After her Phoenix visit, she departed for home in Franklin, Tenn. Her looming itinerary includes Virginia, Kentucky, Georgia, Alaska, and Malta, she said.

“I’ve completed two marathons at this point in my life,” she told the Phoenix audience, but in the last year or so has begun to have balance issues which are being evaluated medically.

“I am God’s girl. I feel absolutely God’s girl . . . marching through the world, proclaiming His name,” Jessen said as she began her talk.

“The Lord was for me and still is,” she added later, then switched to the third person: “The more you try to come against her (Jessen), the more she will talk about Jesus.”

Her early time in foster care wasn’t helpful, she said, explaining that she was “32 pounds of dead weight” before foster mother Penny Smith took charge, providing the care that Jessen needed to sit up, crawl, and walk.

“She just changed my life,” Jessen said, even though doctors had said, “Gianna will never be anything more than a vegetable” following her premature entry into the world.

Smith died two years ago, at age 91, Jessen said, adding, “I don’t know if people can see you from Heaven,” but she wonders if Smith was aware of her September congressional testimony and said, “That’s my girl.”

Jessen, 38, survived a saline abortion performed by mega-abortionist Edward Allred, MD, in Los Angeles in April 1977. The following year she was taken to a courtroom in neighboring Orange County, Calif., to be a living exhibit that babies can survive abortion in a homicide trial I was covering.

The abortionist on trial, William Waddill, MD., who claimed he couldn’t conceive of a baby surviving a harsh process like saline abortion, was accused of strangling a baby girl in a newborn nursery who survived the saline abortion he administered. Waddill was said to fear possible lawsuits because he assumed his victim, Baby Girl Weaver, would be brain-damaged by his procedure.

The prosecution told reporters that it received word from around the nation about other abortion survivals — contrary to Waddill’s claims of their unlikelihood. Prosecutor Bob Chatterton brought two baby girls, including Jessen, into the courtroom who had survived southern California saline abortions at about the same time as Baby Weaver.

Waddill went through two mistrials but neither was acquitted nor convicted.

A procession of medical witnesses had testified on the stand about various aspects at the proceedings in Orange County Superior Court, including Allred, who aborted Jessen but wasn’t accused of any crime.

Jessen also spoke to the North Phoenix Baptist Church audience about some of her emotional challenges.

“When you have cerebral palsy, it is misery on your dating life,” the unmarried Jessen said, illustrating that she’s put off by men saying she’s “so special” or “special and inspirational.”

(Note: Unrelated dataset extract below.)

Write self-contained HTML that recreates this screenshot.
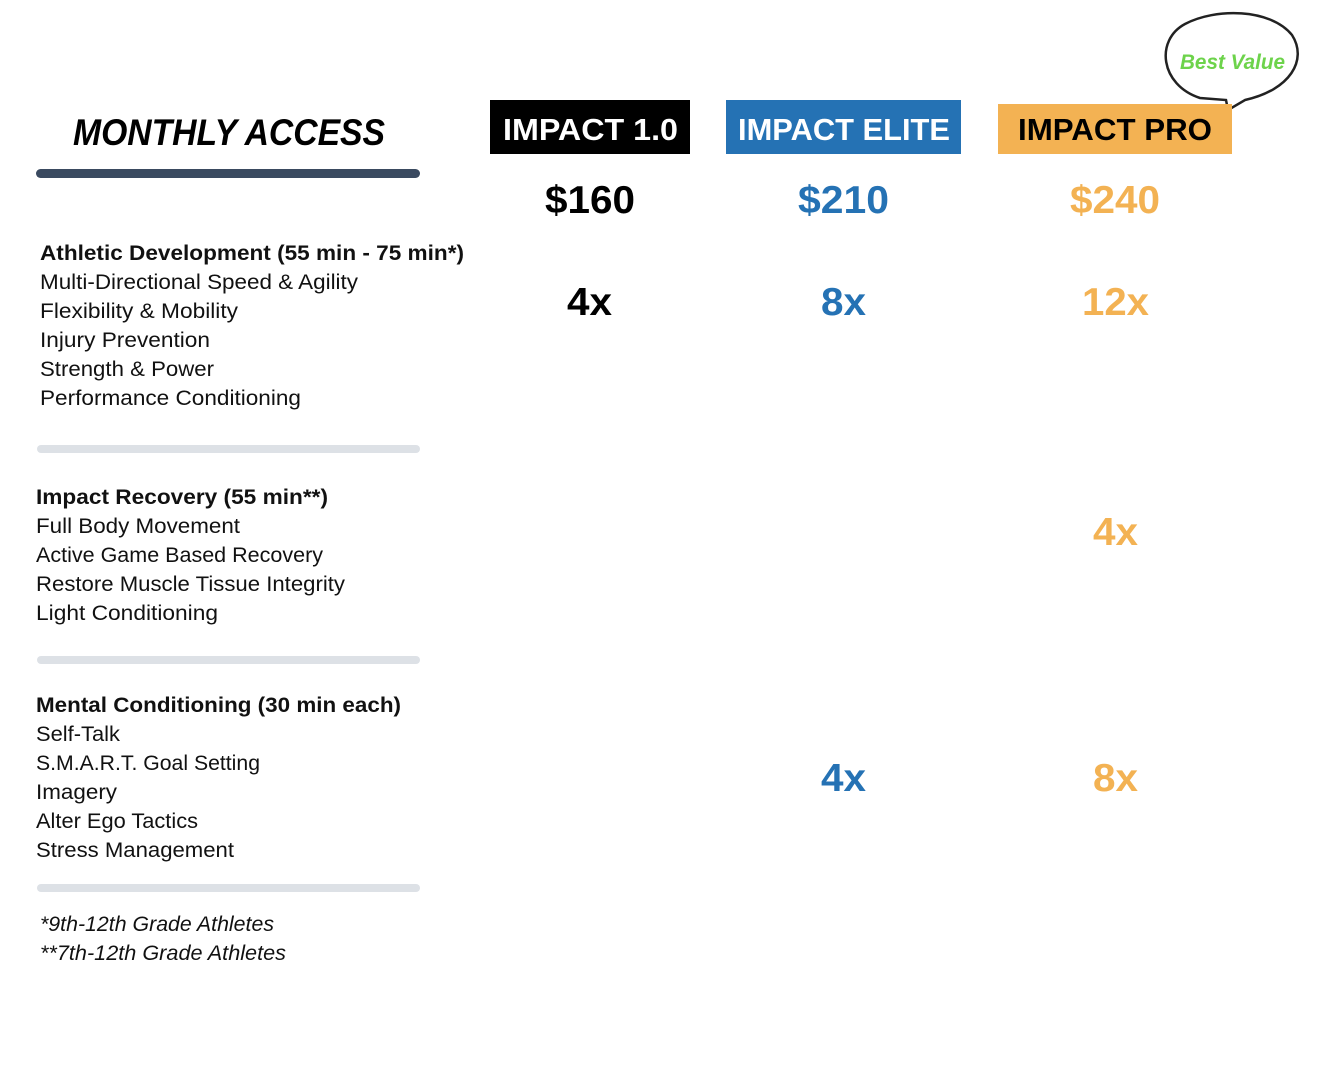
<!DOCTYPE html>
<html><head><meta charset="utf-8"><style>
html,body{margin:0;padding:0;background:#fff;}
svg{display:block;font-family:"Liberation Sans",sans-serif;}
</style></head><body>
<svg width="1342" height="1080" viewBox="0 0 1342 1080">
<text x="73" y="145" font-size="37" font-weight="bold" font-style="italic" textLength="312" lengthAdjust="spacingAndGlyphs">MONTHLY ACCESS</text>
<rect x="36" y="169" width="384" height="9" rx="4.5" fill="#3a4a60"/>

<g>
<path d="M1200,98 C1160,85 1155,40 1185,24 C1215,8 1270,8 1292,35 C1308,60 1290,90 1245,100 L1228,110 L1226,100 Z" fill="#fff" stroke="#222" stroke-width="2.5"/>
<text x="1180" y="69" font-size="21" font-weight="bold" font-style="italic" fill="#6dd34b" textLength="105" lengthAdjust="spacingAndGlyphs">Best Value</text>
</g>

<rect x="490" y="100" width="200" height="54" fill="#000"/>
<text x="503" y="140" font-size="31" font-weight="bold" fill="#fff" textLength="175" lengthAdjust="spacingAndGlyphs">IMPACT 1.0</text>
<rect x="726" y="100" width="235" height="54" fill="#2572b4"/>
<text x="738" y="140" font-size="31" font-weight="bold" fill="#fff" textLength="212" lengthAdjust="spacingAndGlyphs">IMPACT ELITE</text>
<rect x="998" y="104" width="234" height="50" fill="#f3b253"/>
<text x="1018" y="140" font-size="31" font-weight="bold" fill="#000" textLength="194" lengthAdjust="spacingAndGlyphs">IMPACT PRO</text>

<g font-size="39" font-weight="bold">
<text x="545" y="213" textLength="90" lengthAdjust="spacingAndGlyphs" fill="#000">$160</text>
<text x="798" y="213" textLength="91" lengthAdjust="spacingAndGlyphs" fill="#2572b4">$210</text>
<text x="1070" y="213" textLength="90" lengthAdjust="spacingAndGlyphs" fill="#f3b253">$240</text>
<text x="567" y="315" textLength="45" lengthAdjust="spacingAndGlyphs" fill="#000">4x</text>
<text x="821" y="315" textLength="45" lengthAdjust="spacingAndGlyphs" fill="#2572b4">8x</text>
<text x="1082" y="315" textLength="67" lengthAdjust="spacingAndGlyphs" fill="#f3b253">12x</text>
<text x="1093" y="545" textLength="45" lengthAdjust="spacingAndGlyphs" fill="#f3b253">4x</text>
<text x="821" y="791" textLength="45" lengthAdjust="spacingAndGlyphs" fill="#2572b4">4x</text>
<text x="1093" y="791" textLength="45" lengthAdjust="spacingAndGlyphs" fill="#f3b253">8x</text>
</g>

<g font-size="21" fill="#111" lengthAdjust="spacingAndGlyphs">
<text x="40" y="260" font-weight="bold" textLength="424" lengthAdjust="spacingAndGlyphs">Athletic Development (55 min - 75 min*)</text>
<text x="40" y="289" textLength="318" lengthAdjust="spacingAndGlyphs">Multi-Directional Speed &amp; Agility</text>
<text x="40" y="318" textLength="198" lengthAdjust="spacingAndGlyphs">Flexibility &amp; Mobility</text>
<text x="40" y="347" textLength="170" lengthAdjust="spacingAndGlyphs">Injury Prevention</text>
<text x="40" y="376" textLength="174" lengthAdjust="spacingAndGlyphs">Strength &amp; Power</text>
<text x="40" y="405" textLength="261" lengthAdjust="spacingAndGlyphs">Performance Conditioning</text>

<text x="36" y="504" font-weight="bold" textLength="292" lengthAdjust="spacingAndGlyphs">Impact Recovery (55 min**)</text>
<text x="36" y="533" textLength="204" lengthAdjust="spacingAndGlyphs">Full Body Movement</text>
<text x="36" y="562" textLength="287" lengthAdjust="spacingAndGlyphs">Active Game Based Recovery</text>
<text x="36" y="591" textLength="309" lengthAdjust="spacingAndGlyphs">Restore Muscle Tissue Integrity</text>
<text x="36" y="620" textLength="182" lengthAdjust="spacingAndGlyphs">Light Conditioning</text>

<text x="36" y="712" font-weight="bold" textLength="365" lengthAdjust="spacingAndGlyphs">Mental Conditioning (30 min each)</text>
<text x="36" y="741" textLength="84" lengthAdjust="spacingAndGlyphs">Self-Talk</text>
<text x="36" y="770" textLength="224" lengthAdjust="spacingAndGlyphs">S.M.A.R.T. Goal Setting</text>
<text x="36" y="799" textLength="81" lengthAdjust="spacingAndGlyphs">Imagery</text>
<text x="36" y="828" textLength="162" lengthAdjust="spacingAndGlyphs">Alter Ego Tactics</text>
<text x="36" y="857" textLength="198" lengthAdjust="spacingAndGlyphs">Stress Management</text>

<text x="40" y="931" font-style="italic" textLength="234" lengthAdjust="spacingAndGlyphs">*9th-12th Grade Athletes</text>
<text x="40" y="960" font-style="italic" textLength="246" lengthAdjust="spacingAndGlyphs">**7th-12th Grade Athletes</text>
</g>

<rect x="37" y="445" width="383" height="8" rx="4" fill="#dde1e6"/>
<rect x="37" y="656" width="383" height="8" rx="4" fill="#dde1e6"/>
<rect x="37" y="884" width="383" height="8" rx="4" fill="#dde1e6"/>
</svg>
</body></html>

This isn’t the same as being told, “I want you to be the mother of my children right now,” Jessen said. “. . . Men just can’t handle the way you walk.”

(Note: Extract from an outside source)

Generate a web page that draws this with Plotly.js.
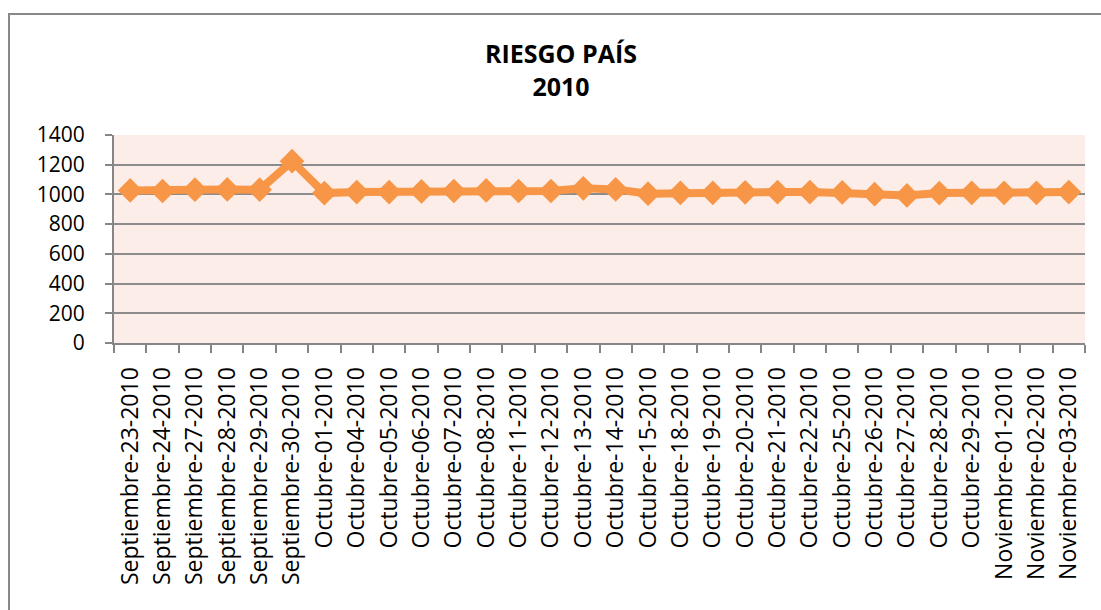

Adding that she’d rather die alone “than settle for some tepid love affair,” Jessen said, “I will marry a noble soul. . . . I have had a broken heart more times than I can tell you.”

Expressing concern for others as well as gratitude for her own life, Jessen said, “You can imagine how horrified I am when I hear, ‘If the baby is disabled, we need to terminate the pregnancy’.”

She asked for prayers for Iranian-American Christian pastor Saeed Abedini, imprisoned for three years in Iran, “and for his beloved wife and children,” as well as for Israel and “for the peace of Jerusalem.”

Continuing Surprises

After her talk, Jessen posed for photos with a long line of audience members who wanted a token of her visit, then I gave her a lift back to her hotel, with a stop on the way for two Mexican pizzas with extra fiery sauce at a drive-through.

She remarked to me about a situation she also had just tweeted about: “The left brags about its compassion. Angry pro-choice people adore me because I am disabled. Until they learn I survived an abortion.”

Back at the hotel before 9 p.m. for the pizza dinner from a sack, Jessen had to be up early the next morning for the flight home.

“My life is so funny” the way things happen sometime, she’d told the North Phoenix Baptist audience.

It all began with her surprise survival at an abortuary, and even continues today with this reporter who saw her as an unknown baby in 1978 stopping to get her Mexican pizzas in 2015.